Agriculture is a major industry in the United States, which is a net exporter of food. As of the 2007 census of agriculture, there were 2.2 million farms, covering an area of 922 million acres (3,730,000 km2), an average of 418 acres (169 hectares) per farm. Although agricultural activity occurs in all states, it is particularly concentrated in the Great Plains, a vast expanse of flat, arable land in the center of the United States and in the region around the Great Lakes known as the Corn Belt.

The United States was a leader in seed improvement i.e. hybridization and in expanding uses for crops from the work of George Washington Carver to the development of bioplastics and biofuels. The mechanization of farming and intensive farming have been major themes in U.S. history, including John Deere's steel plow, Cyrus McCormick's mechanical reaper, Eli Whitney's cotton gin to the widespread success of the Fordson tractor and the combine harvesters first made from them.
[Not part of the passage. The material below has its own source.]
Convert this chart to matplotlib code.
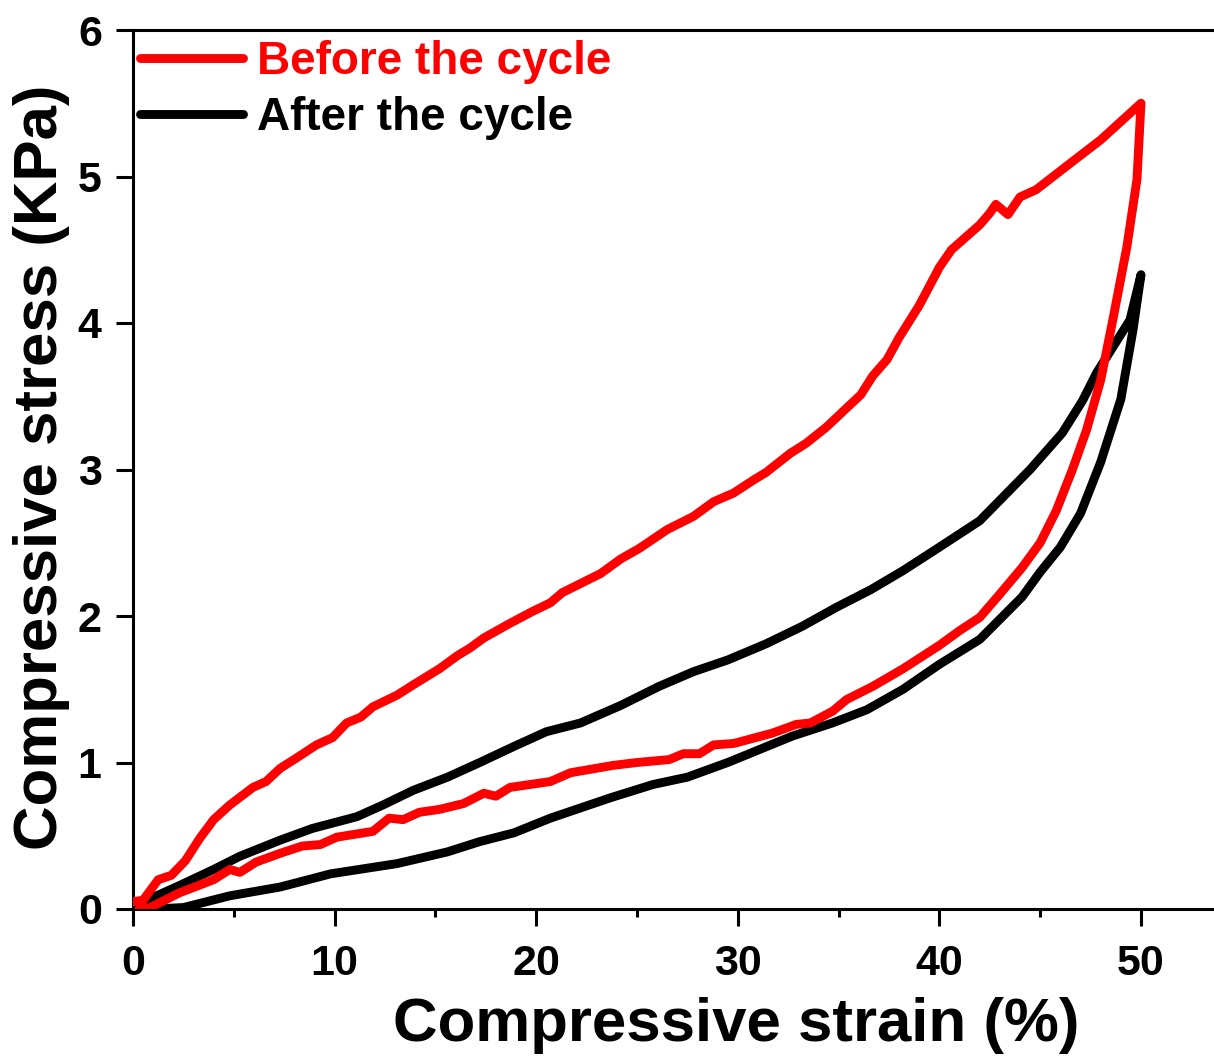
import matplotlib
matplotlib.use("Agg")
import matplotlib.pyplot as plt
from matplotlib.ticker import MultipleLocator
import numpy as np

plt.rcParams['font.family'] = ['Liberation Sans', 'DejaVu Sans']
plt.rcParams['font.weight'] = 'bold'

# ---- data ----
before_load_x = [0, 0.5, 1.25, 1.9, 2.6, 3.3, 4.0, 4.8, 5.95, 6.6, 7.3, 8.1, 9.1, 9.9, 10.6, 11.3,
                 11.9, 13.1, 13.9, 15.2, 16.1, 16.7, 17.4, 18.7, 19.8, 20.7, 21.3, 23.2, 24.2, 25.1,
                 26.5, 27.8, 28.8, 29.8, 30.8, 31.4, 32.6, 33.4, 34.4, 35.4, 36.1, 36.7, 37.4, 38.0,
                 39.0, 40.0, 40.6, 42.0, 42.5, 42.8, 43.4, 44.0, 44.8, 46.3, 48.0, 50.0]
before_load_y = [0.05, 0.06, 0.2, 0.23, 0.33, 0.48, 0.61, 0.71, 0.83, 0.87, 0.96, 1.03, 1.12, 1.17,
                 1.27, 1.31, 1.38, 1.46, 1.53, 1.64, 1.73, 1.78, 1.85, 1.95, 2.03, 2.09, 2.16, 2.29,
                 2.39, 2.46, 2.59, 2.68, 2.78, 2.84, 2.93, 2.98, 3.11, 3.18, 3.29, 3.42, 3.51, 3.64,
                 3.75, 3.9, 4.12, 4.38, 4.5, 4.67, 4.75, 4.81, 4.74, 4.86, 4.91, 5.07, 5.25, 5.5]
before_unload_x = [50.0, 49.8, 49.3, 48.6, 48.0, 47.3, 46.6, 45.8, 45.0, 44.1, 43.0, 42.0, 41.0,
                   40.0, 38.2, 36.7, 35.4, 34.7, 33.6, 32.9, 31.7, 29.8, 28.8, 28.1, 27.3, 26.6,
                   25.0, 23.8, 21.7, 20.7, 18.7, 18.0, 17.4, 16.4, 15.2, 14.2, 13.4, 12.7, 11.9,
                   10.1, 9.3, 8.4, 7.3, 6.1, 5.3, 4.8, 4.0, 2.3, 0.85, 0.3]
before_unload_y = [5.5, 4.98, 4.52, 4.02, 3.61, 3.27, 3.0, 2.72, 2.5, 2.33, 2.15, 1.99, 1.9, 1.8,
                   1.64, 1.52, 1.43, 1.35, 1.27, 1.26, 1.2, 1.13, 1.12, 1.06, 1.06, 1.02, 1.0, 0.98,
                   0.93, 0.87, 0.83, 0.77, 0.79, 0.72, 0.68, 0.66, 0.61, 0.62, 0.53, 0.49, 0.44,
                   0.43, 0.38, 0.32, 0.25, 0.27, 0.2, 0.11, 0.01, 0.0]
after_load_x = [0, 0.2, 2.3, 4.0, 5.3, 7.3, 8.9, 11.1, 12.4, 13.9, 15.6, 17.2, 18.9, 20.5, 22.2,
                24.2, 26.1, 27.8, 29.5, 31.4, 33.2, 34.9, 36.6, 38.2, 40.0, 42.0, 44.5, 46.1,
                47.1, 47.8, 49.45, 50.0]
after_load_y = [0, 0.03, 0.16, 0.27, 0.36, 0.47, 0.55, 0.63, 0.71, 0.81, 0.9, 1.0, 1.11, 1.21,
                1.27, 1.39, 1.52, 1.62, 1.7, 1.81, 1.93, 2.06, 2.18, 2.31, 2.47, 2.65, 3.0, 3.25,
                3.47, 3.66, 4.02, 4.33]
after_unload_x = [50.0, 49.6, 49.0, 48.0, 47.0, 46.0, 45.0, 44.1, 42.0, 40.0, 38.2, 36.4, 34.7,
                  32.7, 31.1, 29.5, 27.5, 25.8, 23.7, 20.7, 18.9, 17.2, 15.6, 13.1, 9.8, 7.3, 4.8,
                  2.5, 1.0, 0]
after_unload_y = [4.33, 3.95, 3.48, 3.05, 2.7, 2.47, 2.3, 2.13, 1.84, 1.67, 1.5, 1.36, 1.27,
                  1.18, 1.09, 1.0, 0.9, 0.85, 0.76, 0.62, 0.52, 0.46, 0.39, 0.31, 0.24, 0.15,
                  0.09, 0.01, 0.0, 0.0]

series_labels = ["Before the cycle", "After the cycle"]
x_ticks = [0, 10, 20, 30, 40, 50]
y_ticks = [0, 1, 2, 3, 4, 5, 6]

before_x = before_load_x + before_unload_x
before_y = before_load_y + before_unload_y
after_x = after_load_x + after_unload_x
after_y = after_load_y + after_unload_y

W, H = 1214, 1061
fig = plt.figure(figsize=(W / 100, H / 100), dpi=100)
left, right, top, bottom = 133, 1214, 30, 909
ax = fig.add_axes([left / W, 1 - bottom / H, (right - left) / W, (bottom - top) / H])

ax.plot(before_x, before_y, color='#ff0000', lw=6.4, solid_joinstyle='round',
        solid_capstyle='round', label=series_labels[0], zorder=3)
ax.plot(after_x, after_y, color='black', lw=6.4, solid_joinstyle='round',
        solid_capstyle='round', label=series_labels[1], zorder=2)

ax.set_xlim(0, (right - left) / ((1141 - 133) / 50))
ax.set_ylim(0, 6)
ax.set_xticks(x_ticks)
ax.set_yticks(y_ticks)
ax.xaxis.set_minor_locator(MultipleLocator(5))

for s in ['left', 'bottom', 'top']:
    ax.spines[s].set_linewidth(2.2)
ax.spines['right'].set_visible(False)
ax.tick_params(axis='both', which='major', direction='out', length=12.5, width=2.2,
               labelsize=31, top=False, right=False)
ax.tick_params(axis='x', which='major', pad=12.5)
ax.tick_params(axis='y', which='major', pad=10)
ax.tick_params(axis='x', which='minor', direction='out', length=6, width=2.2, top=False)
for lab in ax.get_xticklabels() + ax.get_yticklabels():
    lab.set_fontweight('bold')

fig.text(736 / W, 1 - 1025 / H, "Compressive strain (%)", fontsize=44.5, fontweight='bold',
         ha='center', va='center')
fig.text(42 / W, 1 - 467 / H, "Compressive stress (KPa)", fontsize=44.5, fontweight='bold',
         ha='center', va='center', rotation=90)

leg = ax.legend(loc='upper left', bbox_to_anchor=(0.0065, 0.989), frameon=False,
                handlelength=2.25, handletextpad=0.3, borderpad=0, borderaxespad=0,
                labelspacing=0.27, labelcolor='linecolor', prop={'weight': 'bold', 'size': 33})

fig.savefig("out.png", dpi=100)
Modern agriculture in the U.S. ranges from the common hobby farms, small-scale producers to large commercial farming covering thousands of acres of cropland or rangeland.

Corn, turkeys, tomatoes, potatoes, peanuts, and sunflower seeds constitute some of the major holdovers from the agricultural endowment of the Americas.

European agricultural practices greatly affected the New England landscape. Colonists brought livestock over from Europe which caused many changes to the land. Grazing animals required a lot of land and food and the act of grazing itself destroyed native grasses, which were being replaced by European species. New species of weeds were introduced and began to thrive as they were capable of withstanding the grazing of animals, whereas native species could not.